• _Work to complete_
Your task is to reproduce, verbatim and without pictures, the lines from the opening of the listing through the line containing "var fluxTicks = [1e10, 1e11, 1e12, 1e13, 1e14];".

• _Provided data_
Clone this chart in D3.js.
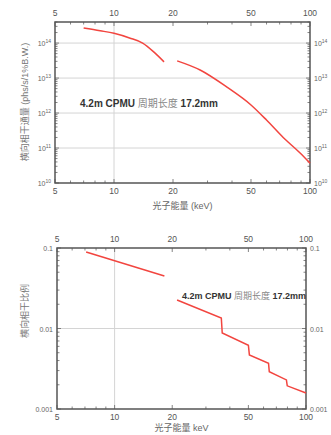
<!DOCTYPE html>
<html>
<head>
<meta charset="utf-8">
<script src="https://cdn.jsdelivr.net/npm/d3@7"></script>
<style>
body { margin: 0; background: #fff; }
svg { display: block; font-family: "Liberation Sans", "Noto Sans CJK SC", sans-serif; }
</style>
</head>
<body>
<svg id="chart" width="331" height="435"></svg>
<script>
// energy ticks (keV)
var energyTicks = [5, 10, 20, 50, 100];
var energyMinor = [6, 7, 8, 9, 30, 40, 60, 70, 80, 90];

// coherent flux, two harmonic segments
var fluxE1 = [7, 8.5, 10, 12, 14, 16, 18];
var fluxV1 = [2.7e14, 2.25e14, 1.9e14, 1.4e14, 1.0e14, 5.5e13, 2.9e13];
var fluxE2 = [21, 27.5, 37.7, 50, 60, 73, 89, 100];
var fluxV2 = [3.1e13, 1.7e13, 5.5e12, 1.7e12, 6.3e11, 2e11, 7.2e10, 3.7e10];
var fluxTicks = [1e10, 1e11, 1e12, 1e13, 1e14];

// coherent fraction
var cohE1 = [7.1, 18.2];
var cohV1 = [0.089, 0.045];
var cohE2 = [21.2, 36.1, 36.5, 50, 50.6, 63.7, 64.3, 79, 79.8, 100];
var cohV2 = [0.0226, 0.0135, 0.0088, 0.0062, 0.0047, 0.0037, 0.0029, 0.0023, 0.00194, 0.00158];
var cohTicks = [0.001, 0.01, 0.1];

var svg = d3.select("#chart");

function drawChart(c) {
    var x = d3.scaleLog().domain([5, 100]).range([c.left, c.right]);
    var y = d3.scaleLog().domain(c.ydomain).range([c.bottom, c.top]);
    var g = svg.append("g");

    // grid
    g.selectAll(".hg").data(c.grid).enter().append("line")
        .attr("x1", c.left).attr("x2", c.right)
        .attr("y1", function(d) { return y(d); }).attr("y2", function(d) { return y(d); })
        .attr("stroke", "#d4d4d4").attr("stroke-width", 1);
    g.append("line")
        .attr("x1", x(10)).attr("x2", x(10))
        .attr("y1", c.top).attr("y2", c.bottom)
        .attr("stroke", "#d4d4d4").attr("stroke-width", 1);

    // minor ticks, inward
    var xt = energyTicks.concat(energyMinor);
    xt.forEach(function(d) {
        var len = energyTicks.indexOf(d) >= 0 ? 4 : 2.5;
        g.append("line").attr("x1", x(d)).attr("x2", x(d))
            .attr("y1", c.bottom).attr("y2", c.bottom - len)
            .attr("stroke", "#666").attr("stroke-width", 0.8);
        g.append("line").attr("x1", x(d)).attr("x2", x(d))
            .attr("y1", c.top).attr("y2", c.top + len)
            .attr("stroke", "#666").attr("stroke-width", 0.8);
    });
    y.ticks().forEach(function(d) {
        if (d < c.ydomain[0] || d > c.ydomain[1]) return;
        var major = c.yticks.indexOf(d) >= 0;
        var len = major ? 4 : 2.5;
        g.append("line").attr("x1", c.right).attr("x2", c.right - len)
            .attr("y1", y(d)).attr("y2", y(d))
            .attr("stroke", "#666").attr("stroke-width", 0.8);
        g.append("line").attr("x1", c.left).attr("x2", c.left + len)
            .attr("y1", y(d)).attr("y2", y(d))
            .attr("stroke", "#666").attr("stroke-width", 0.8);
    });

    // frame
    g.append("rect").attr("x", c.left).attr("y", c.top)
        .attr("width", c.right - c.left).attr("height", c.bottom - c.top)
        .attr("fill", "none").attr("stroke", "#555").attr("stroke-width", 1.5);

    // x tick labels top and bottom
    energyTicks.forEach(function(d) {
        g.append("text").attr("x", x(d)).attr("y", c.top - 6)
            .attr("text-anchor", "middle").attr("font-size", 8.5).attr("fill", "#555").text(d);
        g.append("text").attr("x", x(d)).attr("y", c.bottom + 11)
            .attr("text-anchor", "middle").attr("font-size", 8.5).attr("fill", "#555").text(d);
    });

    // y tick labels both sides
    c.yticks.forEach(function(d) {
        [["end", c.left - 4], ["start", c.right + 4]].forEach(function(s) {
            var t = g.append("text").attr("x", s[1]).attr("y", y(d) + 3)
                .attr("text-anchor", s[0]).attr("font-size", 7).attr("fill", "#666");
            if (c.power) {
                t.append("tspan").text("10");
                t.append("tspan").attr("dy", -3).attr("font-size", 5).text(Math.round(Math.log10(d)));
            } else {
                t.text(String(d));
            }
        });
    });

    // curves
    var line = d3.line().x(function(d) { return x(d[0]); }).y(function(d) { return y(d[1]); });
    if (c.smooth) line.curve(d3.curveMonotoneX);
    c.series.forEach(function(s) {
        g.append("path").datum(d3.zip(s[0], s[1])).attr("d", line)
            .attr("fill", "none").attr("stroke", "#f2453f").attr("stroke-width", 1.5);
    });

    // annotation
    var a = g.append("text").attr("x", c.noteX).attr("y", c.noteY)
        .attr("font-size", c.noteSize).attr("fill", "#333");
    a.append("tspan").attr("font-weight", "bold").text("4.2m CPMU ");
    a.append("tspan").attr("fill", "#888").text("周期长度 ");
    a.append("tspan").attr("font-weight", "bold").text("17.2mm");

    // axis titles
    g.append("text").attr("x", (c.left + c.right) / 2).attr("y", c.xtitleY)
        .attr("text-anchor", "middle").attr("font-size", 9).attr("fill", "#666")
        .text(c.xtitle);
    g.append("text")
        .attr("transform", "translate(" + c.ytitleX + "," + c.ytitleY + ") rotate(-90)")
        .attr("text-anchor", "middle").attr("font-size", 9).attr("fill", "#777")
        .text(c.ytitle);
}

drawChart({
    left: 55, right: 310, top: 22, bottom: 183,
    ydomain: [1e10, 4e14], yticks: fluxTicks, grid: fluxTicks.slice(1), power: true, smooth: true,
    series: [[fluxE1, fluxV1], [fluxE2, fluxV2]],
    noteX: 80, noteY: 107, noteSize: 10,
    xtitle: "光子能量 (keV)", xtitleY: 209,
    ytitle: "横向相干通量 (phs/s/1%B.W.)", ytitleX: 28, ytitleY: 102
});

drawChart({
    left: 57, right: 306, top: 248, bottom: 409,
    ydomain: [0.001, 0.1], yticks: cohTicks, grid: [0.01], power: false, smooth: false,
    series: [[cohE1, cohV1], [cohE2, cohV2]],
    noteX: 182, noteY: 299, noteSize: 9,
    xtitle: "光子能量 keV", xtitleY: 431,
    ytitle: "横向相干比例", ytitleX: 28, ytitleY: 311
});
</script>
</body>
</html>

• _Task response_
Clone this chart in D3.js.
<!DOCTYPE html>
<html>
<head>
<meta charset="utf-8">
<script src="https://cdn.jsdelivr.net/npm/d3@7"></script>
<style>
body { margin: 0; background: #fff; }
svg { display: block; font-family: "Liberation Sans", "Noto Sans CJK SC", sans-serif; }
</style>
</head>
<body>
<svg id="chart" width="331" height="435"></svg>
<script>
// energy ticks (keV)
var energyTicks = [5, 10, 20, 50, 100];
var energyMinor = [6, 7, 8, 9, 30, 40, 60, 70, 80, 90];

// coherent flux, two harmonic segments
var fluxE1 = [7, 8.5, 10, 12, 14, 16, 18];
var fluxV1 = [2.7e14, 2.25e14, 1.9e14, 1.4e14, 1.0e14, 5.5e13, 2.9e13];
var fluxE2 = [21, 27.5, 37.7, 50, 60, 73, 89, 100];
var fluxV2 = [3.1e13, 1.7e13, 5.5e12, 1.7e12, 6.3e11, 2e11, 7.2e10, 3.7e10];
var fluxTicks = [1e10, 1e11, 1e12, 1e13, 1e14];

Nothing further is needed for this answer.